Neden buralara geldikleri söylenmiyor ama artık geride bıraktıkları büyük bahçeli köşkten oldukça farklı olan ve tek odalı evde yaşamak zorundalar. Sonradan anneciği de ölünce yapayalnız kalıyor.

“Bir gün evimize Mehmet amca adındaki biri geldi. Benim kimsem olmadığı için o bakacakmış. Babamın uzak akrabalarından biri olan bu adamı..sevmemiştim her nedense.” ‘Çocuklar hislerinde yanılmazmış’, ne kadar haklı olduğunu ilerde anlayacak.
Yıllar sonra. Nevin artık genç bir kız; Parasızlık, ilkokulu bile zorla bitirmeme sebep oldu. Mehmet amca bana hiç okutmadan bir sürü kâğıt imzalatırdı. Vasim, bir gün, ‘yaşamak için çalışmak lazımdır’ diye beni eski İzmir valisi Beşir (romanda ise arkadaşlarından birinin annesi onu eski Konya valisi Reşit) Paşanın konağına götürdü. Karısı Şefika Hanıma can yoldaşı olacakmışım..Her türlü işe koşuyordum.
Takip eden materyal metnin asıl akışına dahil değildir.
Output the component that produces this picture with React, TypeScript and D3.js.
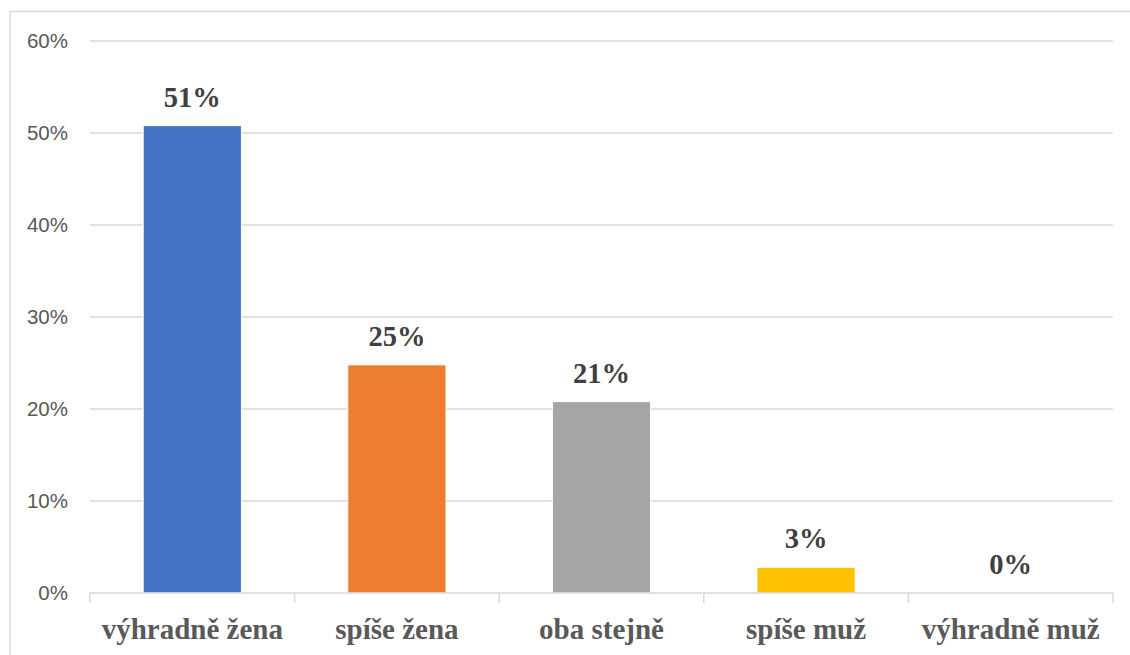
import React from "react";
import * as d3 from "d3";

const categories = ["výhradně žena", "spíše žena", "oba stejně", "spíše muž", "výhradně muž"];
const values = [0.508, 0.248, 0.208, 0.028, 0.0];
const labels = ["51%", "25%", "21%", "3%", "0%"];
const colors = ["#4472C4", "#ED7D31", "#A5A5A5", "#FFC000", "#5B9BD5"];
const yTicks = [0, 0.1, 0.2, 0.3, 0.4, 0.5, 0.6];

const W = 1130;
const H = 655;
const plot = { left: 90, right: 1113, top: 41, bottom: 593 };

export default function App() {
  const x = d3
    .scaleBand<string>()
    .domain(categories)
    .range([plot.left, plot.right])
    .paddingInner(0.52)
    .paddingOuter(0.26);
  const band = d3.scaleBand<string>().domain(categories).range([plot.left, plot.right]);
  const y = d3.scaleLinear().domain([0, 0.6]).range([plot.bottom, plot.top]);
  const fmt = d3.format(".0%");
  const serif = "'Liberation Serif', 'Times New Roman', serif";
  const sans = "'Liberation Sans', Arial, sans-serif";

  const boundaries = [...categories.map((c) => band(c) as number), plot.right];

  return (
    <svg
      width={W}
      height={H}
      style={{ position: "absolute", left: 0, top: 0, background: "#fff" }}
    >
      <rect x={10} y={11.5} width={1130} height={700} fill="#fff" stroke="#d9d9d9" strokeWidth={1.5} />
      {yTicks.map((t) => (
        <g key={t}>
          {t > 0 && (
            <line x1={plot.left} x2={plot.right} y1={y(t)} y2={y(t)} stroke="#d9d9d9" strokeWidth={1.5} />
          )}
          <text
            x={68}
            y={y(t)}
            dy="0.35em"
            textAnchor="end"
            fontFamily={sans}
            fontSize={20.5}
            fill="#595959"
          >
            {fmt(t)}
          </text>
        </g>
      ))}
      {categories.map((c, i) => (
        <g key={c}>
          <rect
            x={x(c)}
            y={y(values[i])}
            width={x.bandwidth()}
            height={plot.bottom - y(values[i])}
            fill={colors[i]}
            stroke="#fff"
            strokeWidth={values[i] > 0 ? 1 : 0}
          />
          <text
            x={(x(c) as number) + x.bandwidth() / 2}
            y={y(values[i]) - 19}
            textAnchor="middle"
            fontFamily={serif}
            fontWeight="bold"
            fontSize={28.5}
            fill="#404040"
          >
            {labels[i]}
          </text>
          <text
            x={(band(c) as number) + band.bandwidth() / 2}
            y={639}
            textAnchor="middle"
            fontFamily={serif}
            fontWeight="bold"
            fontSize={29}
            fill="#595959"
          >
            {c}
          </text>
        </g>
      ))}
      <line x1={plot.left} x2={plot.right} y1={plot.bottom} y2={plot.bottom} stroke="#d9d9d9" strokeWidth={1.5} />
      {boundaries.map((b, i) => (
        <line key={i} x1={b} x2={b} y1={plot.bottom} y2={plot.bottom + 10} stroke="#d9d9d9" strokeWidth={1.5} />
      ))}
    </svg>
  );
}
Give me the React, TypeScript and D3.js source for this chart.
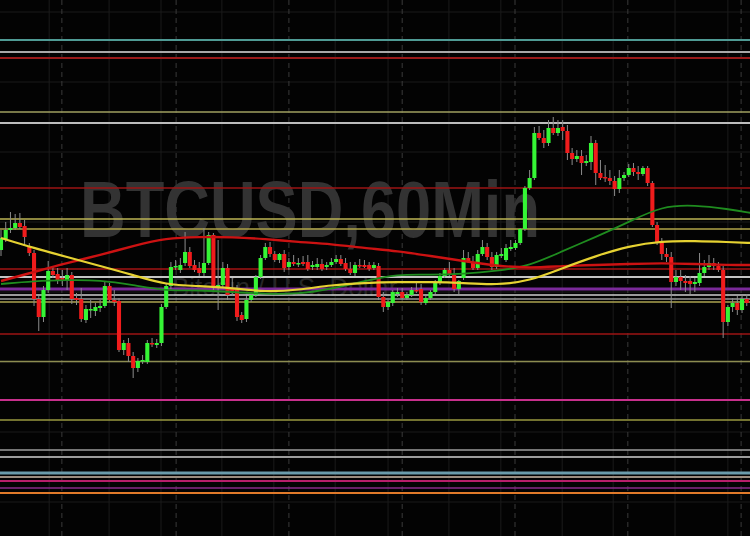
import React from "react";
import * as d3 from "d3";

const W = 750;
const H = 536;

// Candles (60-min BTCUSD)
const opens = [6750,6761,6770,6772,6777,6774,6754,6747,6701,6683,6710,6729,6726,6722,6720,6725,6702,6701,6680,6690,6689,6692,6694,6714,6700,6699,6650,6657,6644,6632,6639,6638,6657,6655,6657,6693,6714,6733,6730,6737,6748,6735,6732,6727,6737,6765,6712,6715,6732,6712,6712,6685,6681,6700,6705,6723,6742,6753,6746,6740,6746,6733,6738,6736,6738,6738,6733,6733,6736,6733,6735,6738,6741,6737,6731,6727,6735,6735,6735,6732,6734,6703,6693,6697,6706,6708,6702,6705,6710,6711,6697,6702,6708,6717,6724,6730,6725,6711,6722,6742,6738,6732,6746,6753,6743,6733,6744,6740,6751,6752,6757,6771,6812,6822,6867,6862,6857,6872,6867,6873,6869,6847,6841,6844,6837,6838,6857,6827,6823,6822,6819,6811,6822,6825,6832,6828,6826,6832,6817,6775,6758,6746,6743,6718,6723,6719,6719,6716,6717,6727,6733,6737,6734,6730,6678,6693,6697,6690,6701];
const highs = [6770,6778,6788,6786,6787,6780,6757,6750,6704,6714,6739,6734,6732,6730,6732,6728,6707,6712,6695,6700,6697,6700,6719,6717,6710,6702,6660,6662,6648,6642,6645,6660,6662,6661,6696,6717,6738,6740,6742,6768,6753,6740,6738,6772,6768,6767,6760,6738,6736,6722,6715,6688,6704,6708,6725,6745,6757,6758,6749,6747,6750,6742,6745,6742,6744,6745,6739,6742,6741,6738,6742,6745,6745,6742,6738,6738,6741,6740,6738,6738,6737,6708,6700,6710,6712,6712,6708,6713,6717,6716,6704,6710,6720,6727,6732,6738,6732,6720,6750,6748,6744,6750,6760,6757,6748,6748,6752,6756,6760,6760,6772,6814,6830,6873,6874,6870,6880,6883,6880,6880,6875,6852,6850,6850,6845,6864,6860,6840,6835,6830,6824,6830,6828,6836,6837,6834,6834,6834,6819,6778,6762,6752,6748,6730,6730,6725,6724,6722,6747,6740,6745,6742,6738,6734,6695,6702,6704,6705,6706];
const lows = [6744,6758,6767,6770,6771,6754,6744,6694,6669,6678,6707,6722,6716,6714,6710,6696,6695,6678,6677,6682,6684,6688,6692,6698,6694,6648,6645,6638,6622,6628,6636,6636,6653,6652,6654,6691,6711,6730,6727,6734,6732,6728,6724,6724,6735,6710,6690,6712,6700,6704,6679,6677,6678,6698,6703,6721,6740,6743,6738,6737,6728,6730,6734,6733,6734,6729,6730,6730,6729,6730,6733,6736,6734,6729,6725,6724,6732,6732,6729,6730,6700,6688,6690,6694,6703,6701,6700,6703,6707,6695,6695,6700,6706,6715,6722,6724,6708,6706,6720,6737,6730,6730,6744,6740,6730,6731,6742,6738,6749,6750,6755,6769,6810,6820,6860,6852,6854,6865,6864,6860,6840,6835,6838,6825,6834,6830,6815,6820,6818,6815,6804,6807,6819,6823,6824,6820,6824,6814,6773,6755,6740,6738,6692,6714,6710,6708,6706,6708,6714,6724,6730,6730,6728,6662,6674,6688,6685,6687,6694];
const closes = [6762,6770,6772,6777,6773,6763,6747,6701,6683,6710,6729,6725,6720,6720,6725,6701,6700,6681,6691,6691,6693,6694,6714,6700,6698,6650,6657,6644,6632,6639,6640,6657,6656,6657,6693,6714,6733,6734,6735,6748,6734,6730,6727,6737,6765,6713,6715,6732,6705,6709,6683,6680,6700,6705,6723,6742,6753,6746,6740,6746,6732,6738,6736,6737,6736,6731,6735,6736,6731,6735,6738,6741,6736,6731,6727,6735,6734,6733,6731,6735,6703,6693,6698,6708,6708,6702,6705,6710,6709,6698,6702,6708,6717,6724,6730,6725,6711,6719,6742,6738,6732,6746,6753,6743,6733,6745,6746,6752,6753,6757,6771,6812,6822,6867,6862,6857,6872,6867,6872,6869,6847,6841,6844,6837,6839,6857,6827,6822,6822,6819,6811,6822,6825,6832,6828,6826,6832,6817,6775,6758,6746,6743,6718,6723,6719,6717,6716,6718,6727,6733,6737,6734,6730,6678,6693,6697,6690,6701,6697];

// Moving averages, read at candle indices
const maIndex = [0,7,14,21,28,35,42,49,56,63,70,77,84,91,98,105,112,119,126,133,140,147,154,159];
const maRed = [6719,6728,6737,6745,6754,6762,6763,6763,6761,6758,6756,6752,6749,6744,6739,6734,6732,6734,6735,6736,6737,6736,6735,6735];
const maYellow = [6762,6752,6743,6734,6725,6715,6714,6712,6708,6710,6715,6717,6718,6718,6717,6715,6719,6732,6744,6754,6759,6759,6758,6757];
const maGreen = [6716,6719,6720,6720,6715,6709,6710,6708,6706,6706,6711,6719,6726,6725,6726,6729,6734,6749,6763,6778,6794,6795,6791,6787];

// Horizontal levels
const levelPrices = [6960,6948,6942,6888,6877,6812,6781,6771,6731,6723,6711,6705,6701,6698,6666,6638.5,6600,6580,6550,6543,6527,6523,6519,6512,6507];
const levelColors = ["#4f9a94","#a8a8a8","#9a1a1a","#a0a060","#bdbdbd","#9c1515","#bdb454","#b0a448","#a51515","#c4c4c4","#7b2a9a","#cfcfcf","#9a9a9a","#aca450","#9c1515","#8c8c50","#c8308c","#9a9a40","#9c9c9c","#d0d0d0","#6a9cac","#9b8d80","#b81e6a","#8a2a8a","#e07a2a"];
const levelWidths = [2,2,2,1.5,2,1.5,1.5,1.5,1.5,2,3,1.5,1.5,1.5,1.5,1.5,2,1.5,1.5,1.5,3,2,2,1.5,2];

// Grid
const dayTicks = [12.9,37.1,61,85,108.9,132.8,156.8];
const minorTicks = [10.2,22.9,33.9,46.8,57.8,70.8,82,94.9,105.9,118.9,129.7,142.8,154];
const priceGrid = [6988,6918,6848,6778,6708,6638,6568,6498];

export default function App() {
  const N = opens.length;
  const step = 4.72;
  const x = d3.scaleLinear().domain([0, N - 1]).range([1, 1 + step * (N - 1)]);
  const y = d3.scaleLinear().domain([7000, 6464]).range([0, H]);
  const bw = 4.1;

  const maLine = (vals: number[]) =>
    d3
      .line<number>()
      .x((_, i) => x(maIndex[i]))
      .y((v) => y(v))
      .curve(d3.curveBasis)(vals) as string;

  return (
    <svg
      width={W}
      height={H}
      style={{ position: "absolute", left: 0, top: 0, background: "#030303" }}
    >
      <rect x={0} y={0} width={W} height={H} fill="#030303" />
      {priceGrid.map((p, i) => (
        <line key={"pg" + i} x1={0} x2={W} y1={y(p)} y2={y(p)} stroke="#1b1b1b" strokeWidth={1} />
      ))}
      {minorTicks.map((t, i) => (
        <line key={"mt" + i} x1={x(t)} x2={x(t)} y1={0} y2={H} stroke="#1b1b1b" strokeWidth={1} />
      ))}
      {dayTicks.map((t, i) => (
        <line key={"dt" + i} x1={x(t)} x2={x(t)} y1={0} y2={H} stroke="#3a3a3a" strokeWidth={1} strokeDasharray="5,4" />
      ))}
      <text
        x={80}
        y={237}
        fontFamily="'Liberation Sans', Arial, sans-serif"
        fontWeight="bold"
        fontSize={80}
        fill="#333333"
        textLength={460}
        lengthAdjust="spacingAndGlyphs"
      >
        BTCUSD,60Min
      </text>
      <text
        x={172}
        y={296}
        fontFamily="'Liberation Sans', Arial, sans-serif"
        fontSize={26}
        fill="#262626"
      >
        Bitcoin / U.S. Dollar
      </text>
      {levelPrices.map((p, i) => (
        <line key={"lv" + i} x1={0} x2={W} y1={y(p)} y2={y(p)} stroke={levelColors[i]} strokeWidth={levelWidths[i]} />
      ))}
      {opens.map((o, i) => {
        const c = closes[i];
        const up = c >= o;
        const top = y(Math.max(o, c));
        const bot = y(Math.min(o, c));
        return (
          <g key={"c" + i}>
            <line x1={x(i)} x2={x(i)} y1={y(highs[i])} y2={y(lows[i])} stroke="#8c8c8c" strokeWidth={1} />
            <rect
              x={x(i) - bw / 2}
              y={top}
              width={bw}
              height={Math.max(1.5, bot - top)}
              fill={up ? "#35f535" : "#f01c1c"}
            />
          </g>
        );
      })}
      <path d={maLine(maGreen)} fill="none" stroke="#1f8c1f" strokeWidth={1.8} />
      <path d={maLine(maRed)} fill="none" stroke="#cc1212" strokeWidth={2.4} />
      <path d={maLine(maYellow)} fill="none" stroke="#e6d232" strokeWidth={2.2} />
    </svg>
  );
}
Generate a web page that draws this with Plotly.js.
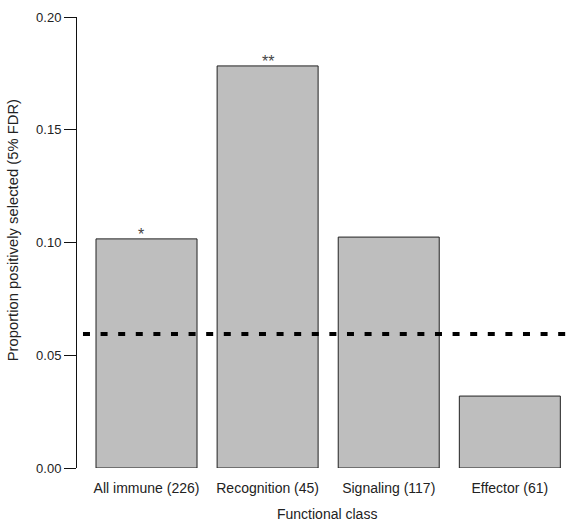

Çamaşır, bulaşık, yemek servisi, orta işi. Ama memnundum hayatımdan, karışanım görüşenim yoktu. Mağrur ve dik başlı olduğumdan bu kapıdan daha iyi bir kapı bulamazdım. Bu mutluluk bir gün bozuldu..”
Nevin bir elinde bavul, bir elinde Avukat Muzaffer’e yazılmış mektupla Haydarpaşa Garına indiğinde ‘peri masalı’ başlıyor. Ekrem Bey’in (romanda Maçka’daki) evinden ‘sahtekârlıkla suçlanarak’ kovulur. Şaşırtıcı bir şekilde burada başka bir ‘Nevin Rauf’ var. Yazıhanesinde (Zafer Önen’in seslendirdiği) Muzaffer Bey’i dinlerken her şeyi ve annesinin 25 sene önce annesi ile Nuri Bey’in evlilik arzuları aileler arasındaki düşmanlık nedeniyle gerçekleşmemiş.